I might have been unclear. Controls are the right place for your checks IMO. You can declare them at the experiment level or from the settings (so the experiment isn't even aware of them) . So I would create a Python library of common checks in your organization and distribute it with chaostoolkit and ensure they are properly declared in the settings file of the chaos command.

I'm hesitant to create a new first-class citizen check mechanism if controls are offering the same operational feature.

Now, if you need to run different checks for different experiments, the settings file may not be the right place. Or, perhaps you need a way to signal which check to run based on the experiment's runtime conditions?

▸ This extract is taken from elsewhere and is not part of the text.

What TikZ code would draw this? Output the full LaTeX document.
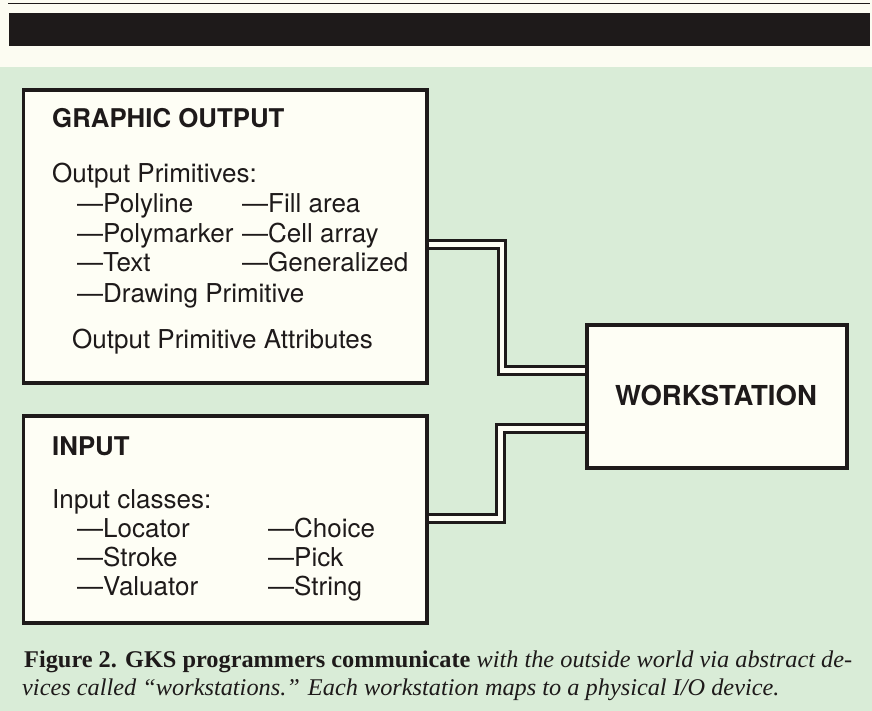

Sylvain Hellegouarch · Answer 6 · Wed Aug 12 2020 22:49:25 GMT+0800 (China Standard Time)

also, should we have this discussion in #190 instead?

S4L · Answer 7 · Thu Aug 13 2020 15:57:00 GMT+0800 (China Standard Time)

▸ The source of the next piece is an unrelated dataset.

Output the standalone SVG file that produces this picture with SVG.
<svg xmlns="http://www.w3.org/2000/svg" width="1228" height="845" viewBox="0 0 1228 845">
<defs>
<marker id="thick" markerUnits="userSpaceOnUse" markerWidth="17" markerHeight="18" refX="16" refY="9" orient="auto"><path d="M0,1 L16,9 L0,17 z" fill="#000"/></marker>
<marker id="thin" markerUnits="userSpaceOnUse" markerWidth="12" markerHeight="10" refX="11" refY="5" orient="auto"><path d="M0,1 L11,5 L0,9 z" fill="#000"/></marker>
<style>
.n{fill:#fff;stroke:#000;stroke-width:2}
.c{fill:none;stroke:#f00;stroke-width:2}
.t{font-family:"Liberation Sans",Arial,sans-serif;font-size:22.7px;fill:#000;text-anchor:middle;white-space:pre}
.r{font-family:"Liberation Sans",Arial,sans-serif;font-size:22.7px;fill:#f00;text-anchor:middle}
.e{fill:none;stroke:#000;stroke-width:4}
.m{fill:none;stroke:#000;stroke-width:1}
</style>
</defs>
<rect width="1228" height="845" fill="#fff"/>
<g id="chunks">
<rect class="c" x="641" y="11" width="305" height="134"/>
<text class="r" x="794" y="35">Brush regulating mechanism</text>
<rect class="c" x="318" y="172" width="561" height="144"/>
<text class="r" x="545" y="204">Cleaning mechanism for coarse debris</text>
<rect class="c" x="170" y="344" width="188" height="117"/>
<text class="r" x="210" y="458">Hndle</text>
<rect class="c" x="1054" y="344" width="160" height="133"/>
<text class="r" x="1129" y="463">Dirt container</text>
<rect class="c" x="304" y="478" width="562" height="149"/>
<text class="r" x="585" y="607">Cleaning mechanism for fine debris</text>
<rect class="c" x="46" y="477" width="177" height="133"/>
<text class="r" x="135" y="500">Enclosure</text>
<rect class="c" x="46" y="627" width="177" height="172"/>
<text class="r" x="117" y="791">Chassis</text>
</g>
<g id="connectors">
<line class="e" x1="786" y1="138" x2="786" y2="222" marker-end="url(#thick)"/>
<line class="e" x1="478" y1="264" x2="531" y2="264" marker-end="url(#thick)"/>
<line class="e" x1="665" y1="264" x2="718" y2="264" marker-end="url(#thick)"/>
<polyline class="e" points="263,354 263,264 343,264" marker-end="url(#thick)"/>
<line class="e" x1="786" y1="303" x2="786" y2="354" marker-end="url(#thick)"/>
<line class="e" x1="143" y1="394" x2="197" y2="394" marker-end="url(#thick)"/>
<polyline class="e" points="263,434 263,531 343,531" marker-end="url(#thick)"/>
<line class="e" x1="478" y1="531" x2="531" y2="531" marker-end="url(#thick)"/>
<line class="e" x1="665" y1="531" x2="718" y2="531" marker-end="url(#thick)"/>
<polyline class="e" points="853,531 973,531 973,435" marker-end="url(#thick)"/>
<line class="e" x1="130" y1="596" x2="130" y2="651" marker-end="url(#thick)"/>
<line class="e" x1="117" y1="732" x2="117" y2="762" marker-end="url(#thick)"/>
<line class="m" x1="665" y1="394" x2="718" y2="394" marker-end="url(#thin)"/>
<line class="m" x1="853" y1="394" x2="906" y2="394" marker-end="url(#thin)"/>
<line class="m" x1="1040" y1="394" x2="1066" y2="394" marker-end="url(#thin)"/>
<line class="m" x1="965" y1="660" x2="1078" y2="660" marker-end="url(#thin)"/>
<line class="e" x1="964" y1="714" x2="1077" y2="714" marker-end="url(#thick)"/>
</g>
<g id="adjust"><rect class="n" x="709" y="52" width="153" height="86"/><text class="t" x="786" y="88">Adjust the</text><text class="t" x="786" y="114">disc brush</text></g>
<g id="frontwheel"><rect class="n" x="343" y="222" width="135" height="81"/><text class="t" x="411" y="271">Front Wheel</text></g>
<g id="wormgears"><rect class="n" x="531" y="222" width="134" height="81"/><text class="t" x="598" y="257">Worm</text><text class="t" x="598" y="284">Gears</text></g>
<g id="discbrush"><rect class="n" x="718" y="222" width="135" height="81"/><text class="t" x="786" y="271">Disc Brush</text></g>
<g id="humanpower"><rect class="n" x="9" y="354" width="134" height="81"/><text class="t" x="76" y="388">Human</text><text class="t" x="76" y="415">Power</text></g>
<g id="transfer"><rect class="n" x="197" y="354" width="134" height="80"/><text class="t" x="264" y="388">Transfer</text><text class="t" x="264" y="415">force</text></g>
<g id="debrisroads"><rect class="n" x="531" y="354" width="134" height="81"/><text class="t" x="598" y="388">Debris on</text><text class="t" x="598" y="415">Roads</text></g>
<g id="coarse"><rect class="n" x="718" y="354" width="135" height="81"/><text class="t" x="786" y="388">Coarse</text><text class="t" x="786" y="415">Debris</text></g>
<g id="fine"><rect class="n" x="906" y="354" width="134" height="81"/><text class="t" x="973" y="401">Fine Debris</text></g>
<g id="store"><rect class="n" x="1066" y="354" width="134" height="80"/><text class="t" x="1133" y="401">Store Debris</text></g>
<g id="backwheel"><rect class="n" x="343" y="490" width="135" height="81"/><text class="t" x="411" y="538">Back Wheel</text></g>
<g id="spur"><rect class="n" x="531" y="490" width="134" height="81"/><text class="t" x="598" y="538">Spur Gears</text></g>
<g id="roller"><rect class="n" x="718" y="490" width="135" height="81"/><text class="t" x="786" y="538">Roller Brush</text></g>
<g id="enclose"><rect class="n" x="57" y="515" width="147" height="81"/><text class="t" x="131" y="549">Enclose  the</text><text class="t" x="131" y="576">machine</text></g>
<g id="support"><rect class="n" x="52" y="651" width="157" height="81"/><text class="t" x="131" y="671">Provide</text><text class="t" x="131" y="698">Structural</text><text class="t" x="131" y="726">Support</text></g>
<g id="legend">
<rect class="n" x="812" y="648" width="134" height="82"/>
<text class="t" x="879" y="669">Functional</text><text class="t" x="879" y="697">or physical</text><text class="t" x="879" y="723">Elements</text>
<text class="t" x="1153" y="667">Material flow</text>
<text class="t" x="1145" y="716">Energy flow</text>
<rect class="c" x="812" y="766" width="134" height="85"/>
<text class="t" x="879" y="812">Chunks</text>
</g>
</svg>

I would like to summarize this issue before we continue to #190, in order to understand where we stand on the InterruptExecution in configure_control topic.

InterruptExecution doesn't stop the configure_control, but you will change it to be like the rest of the controls? right?

Regarding your last question, I do not need runtime settings (at least not now),
I need it on the experiment definition file, to formally and explicitly declare what pre-checks needed in the current experiment.
This issue we can continue in #190,
although seems that it's already settled to split common cheks into different control files to declare pre-checks.

Sylvain Hellegouarch · Answer 8 · Thu Aug 13 2020 17:10:33 GMT+0800 (China Standard Time)

It's an open question. Right now, the existing working solution is to have multiple controls indeed.

We can certainly explore a new element that would be more specific to the use case you describe for clarity. I'm not adverse to that but it won't be implemented straight away.

Sylvain Hellegouarch · Answer 9 · Thu Aug 13 2020 17:12:41 GMT+0800 (China Standard Time)

InterruptExecution doesn't stop the configure_control, but you will change it to be like the rest of the controls? right?

Yes.

chaostoolkit/chaostoolkit-lib#183

S4L · Answer 10 · Thu Aug 13 2020 17:15:31 GMT+0800 (China Standard Time)

Amazing, thank you very much for your patience and time!

Sylvain Hellegouarch · Answer 11 · Thu Aug 13 2020 17:16:28 GMT+0800 (China Standard Time)

Np. Thank you for the detailed explanation and catching that limitation.

I'll try to implement/release that ASAP.

github-actions · Answer 12 · Sun Aug 15 2021 08:44:02 GMT+0800 (China Standard Time)

This Issue has not been active in 365 days. To re-activate this Issue, remove the Stale label or comment on it. If not re-activated, this Issue will be closed in 7 days.

github-actions · Answer 13 · Sun Aug 29 2021 08:46:33 GMT+0800 (China Standard Time)

This Issue was closed because it was not reactivated after 7 days of being marked Stale.